While the benefits are clear, adopting new venting technologies requires careful planning. The choice of venting method depends on the casting process, alloy, part geometry, and budget. For example, porous ceramic vents are well-suited for sand casting of ferrous metals, but they may erode faster in high-temperature superalloys. Micro-venting works best in permanent mold and die casting, where the mold surface is machinable. Active vents are more expensive but pay off in large or complex castings where gas evolution is unpredictable.

Another consideration is maintenance. Porous vents can become clogged over time by metal oxides or mold release agents, requiring periodic cleaning or replacement. Micro-vents are difficult to clean and may need to be replaced after a set number of shots. Foundries must balance the initial investment with the expected longevity and performance. Many suppliers provide technical support to help integrate these systems into existing processes, including training on simulation software and retrofitting active vent controllers.
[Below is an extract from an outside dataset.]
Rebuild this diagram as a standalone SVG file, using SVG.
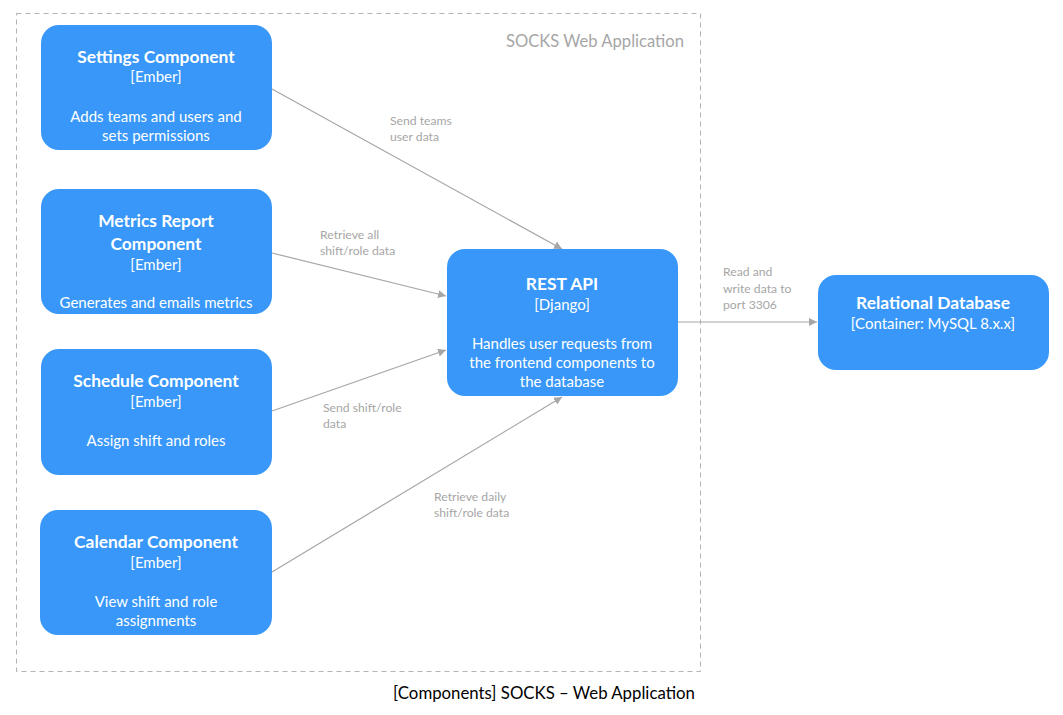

Future Directions in Gating Venting

Looking ahead, the trend is toward fully intelligent venting systems that combine real-time sensing, machine learning, and closed-loop control. Researchers are developing micro-electromechanical systems (MEMS) sensors that can be embedded within the mold to measure gas pressure, temperature, and even gas composition. These sensors feed data to an AI algorithm that predicts the optimal vent timing and position for each pour, adjusting dynamically based on variations in metal temperature, pour rate, and binder chemistry. Early prototypes have shown promising results in reducing porosity variability by an order of magnitude.

Another frontier is the use of additive manufacturing to create vents with complex internal geometries that cannot be machined. For example, 3D-printed ceramic cores can incorporate networks of interconnected micro-channels that function as integrated vents, eliminating the need for separate vent inserts. This approach is particularly attractive for investment casting of turbine blades and other high-value components. Combined with digital twins of the entire casting process, future foundries will be able to predict and prevent gas defects before a single mold is poured.

Conclusion

Innovations in gating system venting represent a quantum leap in casting quality. By leveraging porous ceramics, micro-venting, active pressure control, and advanced simulation, foundries can dramatically reduce porosity, improve surface finish, extend mold life, and lower costs. These technologies are no longer experimental—they are proven in production environments across the automotive, aerospace, and industrial sectors. As smart sensors and AI continue to evolve, the ability to manage gas evolution in real time will further push the boundaries of what is possible in metal casting. Manufacturers that invest in these innovations today will not only improve their product quality but also gain a competitive edge through higher yields and faster development cycles.